*TO BE DONE*.
Extract all data as written.

*SOURCE MATERIAL*.
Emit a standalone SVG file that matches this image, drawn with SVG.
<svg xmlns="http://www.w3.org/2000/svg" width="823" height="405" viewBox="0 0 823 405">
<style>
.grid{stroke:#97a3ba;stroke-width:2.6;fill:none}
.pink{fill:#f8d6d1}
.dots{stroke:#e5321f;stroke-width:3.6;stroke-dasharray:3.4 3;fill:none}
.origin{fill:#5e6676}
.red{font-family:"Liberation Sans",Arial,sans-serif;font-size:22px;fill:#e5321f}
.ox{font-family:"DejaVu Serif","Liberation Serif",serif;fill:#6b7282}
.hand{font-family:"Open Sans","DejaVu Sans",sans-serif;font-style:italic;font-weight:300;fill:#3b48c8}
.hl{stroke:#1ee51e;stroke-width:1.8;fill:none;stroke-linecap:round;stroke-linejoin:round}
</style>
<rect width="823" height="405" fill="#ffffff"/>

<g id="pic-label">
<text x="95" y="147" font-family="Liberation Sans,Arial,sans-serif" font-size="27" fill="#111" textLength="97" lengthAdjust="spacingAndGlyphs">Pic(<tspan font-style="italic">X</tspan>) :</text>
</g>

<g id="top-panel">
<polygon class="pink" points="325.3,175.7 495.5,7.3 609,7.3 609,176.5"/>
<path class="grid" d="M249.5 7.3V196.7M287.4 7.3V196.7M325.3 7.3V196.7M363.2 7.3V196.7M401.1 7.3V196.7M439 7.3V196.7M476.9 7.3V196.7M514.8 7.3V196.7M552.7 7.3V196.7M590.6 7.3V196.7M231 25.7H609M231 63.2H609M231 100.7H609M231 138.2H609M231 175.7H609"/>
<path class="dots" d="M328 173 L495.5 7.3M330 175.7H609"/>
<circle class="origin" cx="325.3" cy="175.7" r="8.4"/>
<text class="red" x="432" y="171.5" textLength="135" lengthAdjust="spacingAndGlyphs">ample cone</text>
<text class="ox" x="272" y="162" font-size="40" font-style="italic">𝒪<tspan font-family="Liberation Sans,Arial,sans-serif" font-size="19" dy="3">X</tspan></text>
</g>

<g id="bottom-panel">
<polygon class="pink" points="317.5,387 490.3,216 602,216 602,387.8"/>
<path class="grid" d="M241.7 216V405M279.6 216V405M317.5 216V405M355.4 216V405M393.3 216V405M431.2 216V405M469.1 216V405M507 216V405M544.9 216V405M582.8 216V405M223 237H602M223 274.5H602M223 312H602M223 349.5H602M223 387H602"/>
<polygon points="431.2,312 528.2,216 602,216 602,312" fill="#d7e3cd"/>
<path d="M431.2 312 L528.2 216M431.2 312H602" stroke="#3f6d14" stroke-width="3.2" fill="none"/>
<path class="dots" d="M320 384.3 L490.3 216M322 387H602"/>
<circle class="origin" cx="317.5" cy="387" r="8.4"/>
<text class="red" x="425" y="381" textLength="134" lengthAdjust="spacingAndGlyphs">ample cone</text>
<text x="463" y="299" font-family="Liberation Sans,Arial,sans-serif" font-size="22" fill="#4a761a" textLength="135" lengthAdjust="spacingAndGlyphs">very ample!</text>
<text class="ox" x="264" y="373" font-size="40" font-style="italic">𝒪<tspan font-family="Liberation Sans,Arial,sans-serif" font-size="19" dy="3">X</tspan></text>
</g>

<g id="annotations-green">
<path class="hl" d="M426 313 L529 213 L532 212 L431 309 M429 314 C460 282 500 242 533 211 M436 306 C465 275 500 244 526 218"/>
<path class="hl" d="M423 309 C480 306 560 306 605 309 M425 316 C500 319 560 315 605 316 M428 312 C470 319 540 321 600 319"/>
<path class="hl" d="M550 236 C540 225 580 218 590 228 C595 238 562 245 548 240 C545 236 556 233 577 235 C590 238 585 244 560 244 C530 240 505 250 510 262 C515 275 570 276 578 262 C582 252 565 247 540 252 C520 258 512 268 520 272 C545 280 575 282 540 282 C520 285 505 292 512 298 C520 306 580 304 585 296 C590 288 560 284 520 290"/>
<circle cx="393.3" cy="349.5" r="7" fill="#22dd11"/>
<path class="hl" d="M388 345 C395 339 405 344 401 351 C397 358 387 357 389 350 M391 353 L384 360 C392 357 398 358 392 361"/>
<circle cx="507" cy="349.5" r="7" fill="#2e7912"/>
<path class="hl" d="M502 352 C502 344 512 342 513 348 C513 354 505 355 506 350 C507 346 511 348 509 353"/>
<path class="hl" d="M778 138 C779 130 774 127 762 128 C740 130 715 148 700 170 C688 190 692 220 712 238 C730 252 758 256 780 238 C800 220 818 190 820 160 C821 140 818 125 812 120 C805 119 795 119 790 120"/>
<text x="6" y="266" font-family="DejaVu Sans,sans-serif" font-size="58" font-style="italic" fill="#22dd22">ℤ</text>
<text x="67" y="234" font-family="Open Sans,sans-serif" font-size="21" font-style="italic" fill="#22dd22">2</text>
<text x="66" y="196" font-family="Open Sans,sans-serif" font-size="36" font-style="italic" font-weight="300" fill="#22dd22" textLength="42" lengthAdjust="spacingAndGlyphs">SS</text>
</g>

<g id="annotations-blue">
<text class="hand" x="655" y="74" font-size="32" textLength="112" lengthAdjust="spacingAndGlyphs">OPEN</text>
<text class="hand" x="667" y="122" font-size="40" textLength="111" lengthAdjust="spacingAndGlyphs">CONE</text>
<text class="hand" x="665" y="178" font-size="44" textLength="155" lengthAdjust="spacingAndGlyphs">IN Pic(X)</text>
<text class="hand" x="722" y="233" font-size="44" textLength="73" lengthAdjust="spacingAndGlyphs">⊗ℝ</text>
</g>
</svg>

*FINAL RESULT*.
Emit a standalone SVG file that matches this image, drawn with SVG.
<svg xmlns="http://www.w3.org/2000/svg" width="823" height="405" viewBox="0 0 823 405">
<style>
.grid{stroke:#97a3ba;stroke-width:2.6;fill:none}
.pink{fill:#f8d6d1}
.dots{stroke:#e5321f;stroke-width:3.6;stroke-dasharray:3.4 3;fill:none}
.origin{fill:#5e6676}
.red{font-family:"Liberation Sans",Arial,sans-serif;font-size:22px;fill:#e5321f}
.ox{font-family:"DejaVu Serif","Liberation Serif",serif;fill:#6b7282}
.hand{font-family:"Open Sans","DejaVu Sans",sans-serif;font-style:italic;font-weight:300;fill:#3b48c8}
.hl{stroke:#1ee51e;stroke-width:1.8;fill:none;stroke-linecap:round;stroke-linejoin:round}
</style>
<rect width="823" height="405" fill="#ffffff"/>

<g id="pic-label">
<text x="95" y="147" font-family="Liberation Sans,Arial,sans-serif" font-size="27" fill="#111" textLength="97" lengthAdjust="spacingAndGlyphs">Pic(<tspan font-style="italic">X</tspan>) :</text>
</g>

<g id="top-panel">
<polygon class="pink" points="325.3,175.7 495.5,7.3 609,7.3 609,176.5"/>
<path class="grid" d="M249.5 7.3V196.7M287.4 7.3V196.7M325.3 7.3V196.7M363.2 7.3V196.7M401.1 7.3V196.7M439 7.3V196.7M476.9 7.3V196.7M514.8 7.3V196.7M552.7 7.3V196.7M590.6 7.3V196.7M231 25.7H609M231 63.2H609M231 100.7H609M231 138.2H609M231 175.7H609"/>
<path class="dots" d="M328 173 L495.5 7.3M330 175.7H609"/>
<circle class="origin" cx="325.3" cy="175.7" r="8.4"/>
<text class="red" x="432" y="171.5" textLength="135" lengthAdjust="spacingAndGlyphs">ample cone</text>
<text class="ox" x="272" y="162" font-size="40" font-style="italic">𝒪<tspan font-family="Liberation Sans,Arial,sans-serif" font-size="19" dy="3">X</tspan></text>
</g>

<g id="bottom-panel">
<polygon class="pink" points="317.5,387 490.3,216 602,216 602,387.8"/>
<path class="grid" d="M241.7 216V405M279.6 216V405M317.5 216V405M355.4 216V405M393.3 216V405M431.2 216V405M469.1 216V405M507 216V405M544.9 216V405M582.8 216V405M223 237H602M223 274.5H602M223 312H602M223 349.5H602M223 387H602"/>
<polygon points="431.2,312 528.2,216 602,216 602,312" fill="#d7e3cd"/>
<path d="M431.2 312 L528.2 216M431.2 312H602" stroke="#3f6d14" stroke-width="3.2" fill="none"/>
<path class="dots" d="M320 384.3 L490.3 216M322 387H602"/>
<circle class="origin" cx="317.5" cy="387" r="8.4"/>
<text class="red" x="425" y="381" textLength="134" lengthAdjust="spacingAndGlyphs">ample cone</text>
<text x="463" y="299" font-family="Liberation Sans,Arial,sans-serif" font-size="22" fill="#4a761a" textLength="135" lengthAdjust="spacingAndGlyphs">very ample!</text>
<text class="ox" x="264" y="373" font-size="40" font-style="italic">𝒪<tspan font-family="Liberation Sans,Arial,sans-serif" font-size="19" dy="3">X</tspan></text>
</g>

<g id="annotations-green">
<path class="hl" d="M426 313 L529 213 L532 212 L431 309 M429 314 C460 282 500 242 533 211 M436 306 C465 275 500 244 526 218"/>
<path class="hl" d="M423 309 C480 306 560 306 605 309 M425 316 C500 319 560 315 605 316 M428 312 C470 319 540 321 600 319"/>
<path class="hl" d="M550 236 C540 225 580 218 590 228 C595 238 562 245 548 240 C545 236 556 233 577 235 C590 238 585 244 560 244 C530 240 505 250 510 262 C515 275 570 276 578 262 C582 252 565 247 540 252 C520 258 512 268 520 272 C545 280 575 282 540 282 C520 285 505 292 512 298 C520 306 580 304 585 296 C590 288 560 284 520 290"/>
<circle cx="393.3" cy="349.5" r="7" fill="#22dd11"/>
<path class="hl" d="M388 345 C395 339 405 344 401 351 C397 358 387 357 389 350 M391 353 L384 360 C392 357 398 358 392 361"/>
<circle cx="507" cy="349.5" r="7" fill="#2e7912"/>
<path class="hl" d="M502 352 C502 344 512 342 513 348 C513 354 505 355 506 350 C507 346 511 348 509 353"/>
<path class="hl" d="M778 138 C779 130 774 127 762 128 C740 130 715 148 700 170 C688 190 692 220 712 238 C730 252 758 256 780 238 C800 220 818 190 820 160 C821 140 818 125 812 120 C805 119 795 119 790 120"/>
<text x="6" y="266" font-family="DejaVu Sans,sans-serif" font-size="58" font-style="italic" fill="#22dd22">ℤ</text>
<text x="67" y="234" font-family="Open Sans,sans-serif" font-size="21" font-style="italic" fill="#22dd22">2</text>
<text x="66" y="196" font-family="Open Sans,sans-serif" font-size="36" font-style="italic" font-weight="300" fill="#22dd22" textLength="42" lengthAdjust="spacingAndGlyphs">SS</text>
</g>

<g id="annotations-blue">
<text class="hand" x="655" y="74" font-size="32" textLength="112" lengthAdjust="spacingAndGlyphs">OPEN</text>
<text class="hand" x="667" y="122" font-size="40" textLength="111" lengthAdjust="spacingAndGlyphs">CONE</text>
<text class="hand" x="665" y="178" font-size="44" textLength="155" lengthAdjust="spacingAndGlyphs">IN Pic(X)</text>
<text class="hand" x="722" y="233" font-size="44" textLength="73" lengthAdjust="spacingAndGlyphs">⊗ℝ</text>
</g>
</svg>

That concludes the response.